Organizing a Real Project — A Worked Example

Imagine you start with a monolithic src/main.rs that contains a network module and a database module.

mod network {
    pub fn connect(addr: &str) { /* ... */ }
    fn encrypt(data: &[u8]) -> Vec<u8> { /* ... */ }
}
mod database {
    pub fn query(sql: &str) { /* ... */ }
}
fn main() {
    network::connect("127.0.0.1");
    database::query("SELECT 1");
}

Refactored structure using the modern convention:

src/
  main.rs
  network.rs
  database/
    mod.rs
    connection.rs
mod network;
mod database;
fn main() {
    network::connect("127.0.0.1");
    database::query("SELECT 1");
}
pub fn connect(addr: &str) { /* ... */ }
fn encrypt(data: &[u8]) -> Vec<u8> { /* ... */ }
pub mod connection;
pub fn query(sql: &str) { /* ... */ }
pub struct Pool { /* ... */ }

The network module is simple enough to stay in one file (network.rs). The database module has been given room to grow by placing it in a directory, with connection.rs as a submodule. Nothing outside database knows about connection unless it is re‑exported.

Summary

Splitting a module into files is not a language feature that introduces new concepts — it is a mapping from mod declarations to the filesystem. The entire technique rests on three rules:

  • A mod name; without a body tells the compiler to look for the module in name.rs or name/mod.rs, relative to the current file.
  • Every file that becomes part of the crate must be reachable from the crate root through a chain of mod declarations. No file is included automatically.
  • A file is a module with its own privacy boundary.
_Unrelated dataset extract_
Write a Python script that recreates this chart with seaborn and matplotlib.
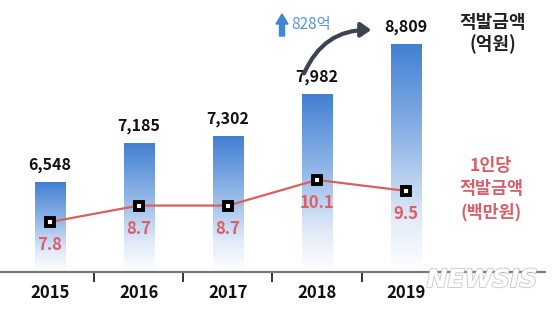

Moving code across files often requires raising visibility with pub, pub(super), or pub(crate).

When the internal layout diverges from the public API, use pub use to present a clean facade without leaking directory structure to consumers.

Armed with these rules, you can start with a single main.rs and grow the project organically — splitting modules only when a file becomes too large, and re‑exporting only when the public interface needs to be polished.